This notebook compute and plot the senders that have talked more about something

What it does:

-given a word / sentence, it scans emails in one ore more mailing lists and compute the list of user including that word or sentence in their emails

-it plots the top folks using that word / sentence


Parameters to set options:

-insert one or more urls of mailing lists (mls are aggregated)
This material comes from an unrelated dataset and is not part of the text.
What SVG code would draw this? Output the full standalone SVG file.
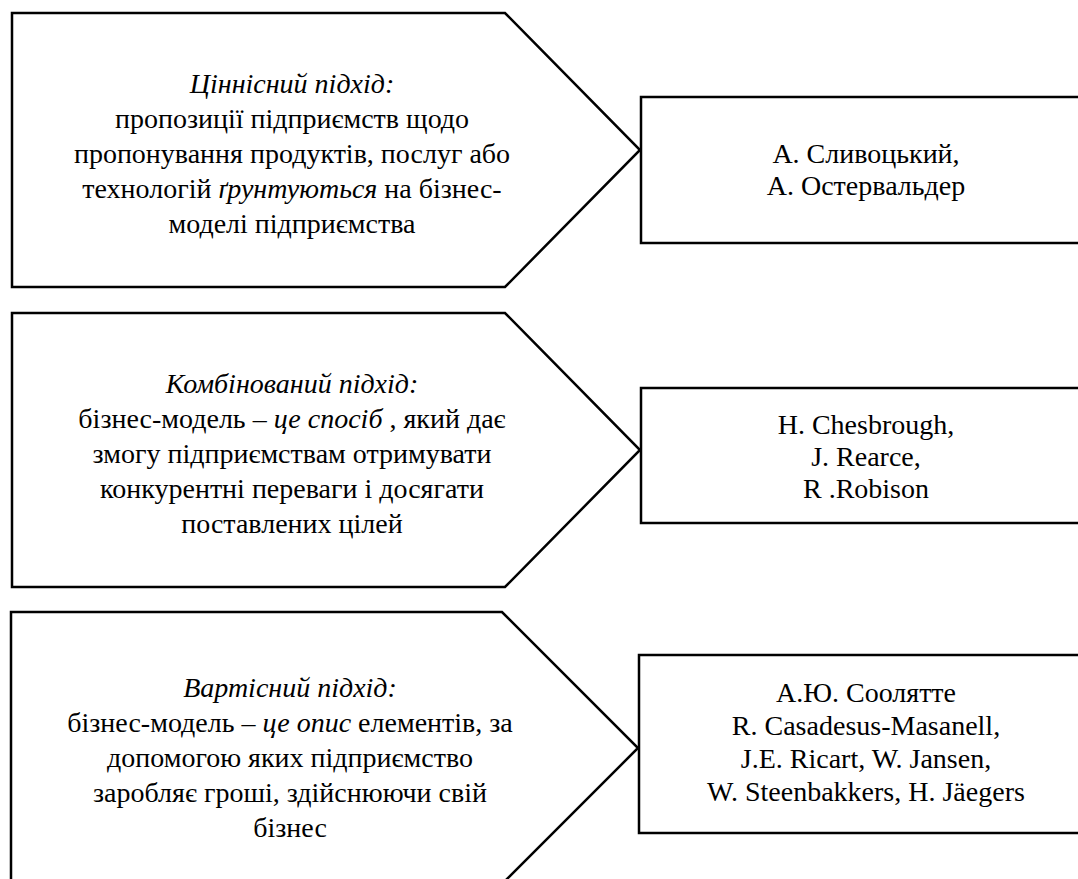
<svg xmlns="http://www.w3.org/2000/svg" width="1078" height="879" viewBox="0 0 1078 879">
<rect width="1078" height="879" fill="#fff"/>
<g font-size="28">
<g id="approach-value">
<polygon fill="#fff" stroke="#000" stroke-width="2.5" points="12,13 505,13 640,150 505,287 12,287"/>
<text x="292" y="93" text-anchor="middle" font-family="'Liberation Serif'" font-style="italic">Ціннісний підхід:</text>
<text x="292" y="128" text-anchor="middle" font-family="'Liberation Serif'">пропозиції підприємств щодо</text>
<text x="292" y="163" text-anchor="middle" font-family="'Liberation Serif'">пропонування продуктів, послуг або</text>
<text x="292" y="198" text-anchor="middle" font-family="'Liberation Serif'">технологій <tspan font-style="italic">ґрунтуються</tspan> на бізнес-</text>
<text x="292" y="233" text-anchor="middle" font-family="'Liberation Serif'">моделі підприємства</text>
</g>
<g id="authors-value">
<rect fill="#fff" stroke="#000" stroke-width="2.5" x="641" y="97" width="460" height="146"/>
<text x="866" y="163" text-anchor="middle" font-family="'Liberation Serif'">А. Сливоцький,</text>
<text x="866" y="195" text-anchor="middle" font-family="'Liberation Serif'">А. Остервальдер</text>
</g>
<g id="approach-combined">
<polygon fill="#fff" stroke="#000" stroke-width="2.5" points="12,313 505,313 640,450 505,587 12,587"/>
<text x="292" y="393" text-anchor="middle" font-family="'Liberation Serif'" font-style="italic">Комбінований підхід:</text>
<text x="292" y="428" text-anchor="middle" font-family="'Liberation Serif'">бізнес-модель – <tspan font-style="italic">це спосіб</tspan> , який дає</text>
<text x="292" y="463" text-anchor="middle" font-family="'Liberation Serif'">змогу підприємствам отримувати</text>
<text x="292" y="498" text-anchor="middle" font-family="'Liberation Serif'">конкурентні переваги і досягати</text>
<text x="292" y="533" text-anchor="middle" font-family="'Liberation Serif'">поставлених цілей</text>
</g>
<g id="authors-combined">
<rect fill="#fff" stroke="#000" stroke-width="2.5" x="641" y="388" width="460" height="135"/>
<text x="866" y="434" text-anchor="middle" font-family="'Liberation Serif'">H. Chesbrough,</text>
<text x="866" y="466" text-anchor="middle" font-family="'Liberation Serif'">J. Rearce,</text>
<text x="866" y="498" text-anchor="middle" font-family="'Liberation Serif'">R .Robison</text>
</g>
<g id="approach-cost">
<polygon fill="#fff" stroke="#000" stroke-width="2.5" points="11,612 502,612 638,748 502,884 11,884"/>
<text x="290" y="697" text-anchor="middle" font-family="'Liberation Serif'" font-style="italic">Вартісний підхід:</text>
<text x="290" y="732" text-anchor="middle" font-family="'Liberation Serif'">бізнес-модель – <tspan font-style="italic">це опис</tspan> елементів, за</text>
<text x="290" y="767" text-anchor="middle" font-family="'Liberation Serif'">допомогою яких підприємство</text>
<text x="290" y="802" text-anchor="middle" font-family="'Liberation Serif'">заробляє гроші, здійснюючи свій</text>
<text x="290" y="837" text-anchor="middle" font-family="'Liberation Serif'">бізнес</text>
</g>
<g id="authors-cost">
<rect fill="#fff" stroke="#000" stroke-width="2.5" x="639" y="655" width="460" height="178"/>
<text x="866" y="702" text-anchor="middle" font-family="'Liberation Serif'">А.Ю. Соолятте</text>
<text x="866" y="735" text-anchor="middle" font-family="'Liberation Serif'">R. Casadesus-Masanell,</text>
<text x="866" y="768" text-anchor="middle" font-family="'Liberation Serif'">J.E. Ricart, W. Jansen,</text>
<text x="866" y="801" text-anchor="middle" font-family="'Liberation Serif'">W. Steenbakkers, H. Jäegers</text>
</g>
</g>
<g id="connectors"></g>
</svg>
-insert one word or a sentence that you want to check for

In [1]:
%matplotlib inline

In [2]:
import bigbang.mailman as mailman
from bigbang.archive import load as load_archive
from bigbang.parse import get_date
from bigbang.archive import Archive
import pandas as pd
import datetime
import matplotlib.pyplot as plt
from collections import defaultdict
import numpy as np
import math
import pytz
import pickle
import os
pd.options.display.mpl_style = 'default'


/home/berra/.conda/envs/bigbang/lib/python2.7/site-packages/IPython/core/interactiveshell.py:2882: FutureWarning: 
mpl_style had been deprecated and will be removed in a future version.
Use `matplotlib.pyplot.style.use` instead.
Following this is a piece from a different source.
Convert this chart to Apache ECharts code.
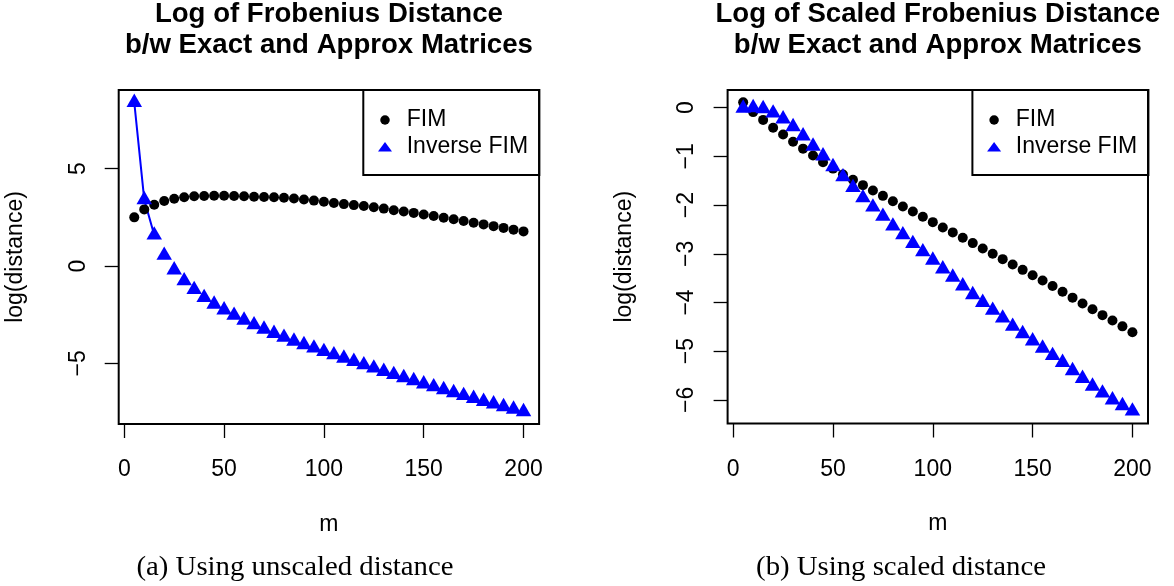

  exec(code_obj, self.user_global_ns, self.user_ns)

In [3]:
#specify if you want to have words stemmed (no prefixes, plurals, etc.) or literal 
stem = False


import os 
cwd = os.getcwd()    

archives_names = ["6lo"]


arch_paths = list()
for ml_name in archives_names:
    arch_paths.append('../../archives/'+ml_name+'.csv')
    

archives_list = [load_archive(arch_path).data for arch_path in arch_paths]
    
archives = Archive(pd.concat(archives_list))
archives_data = archives.data

In [13]:
#instert a word or sentence that you wanna look for

sub_text = 'thanks'

In [36]:
#counting how many people wrote that

people_count = defaultdict(int)


for idx, mail in archives_data.iterrows():
    if mail['Body'] is not None: 
        if sub_text in mail['Body']:
            people_count[mail['From']] += 1

In [37]:
#insert how many top-people using that sentence you want to visualize

top_people = 5

In [38]:
print(str(len(list(people_count.keys())))+' people are talking about "'+sub_text+'"')
i = 0
for people, count in sorted(iter(people_count.items()), reverse = True, key = lambda k_v: (k_v[1],k_v[0])):
    print(people+'   '+str(count))
    i+=1
    if i == top_people: break


50 people are talking about "thanks"
"Pascal Thubert (pthubert)" <pthubert@cisco.com>   19
Alexandru Petrescu <alexandru.petrescu@gmail.com>   15
Ulrich Herberg <ulrich@herberg.name>   7
Samita Chakrabarti <samita.chakrabarti@ericsson.com>   7
Carsten Bormann <cabo@tzi.org>   5

In [ ]: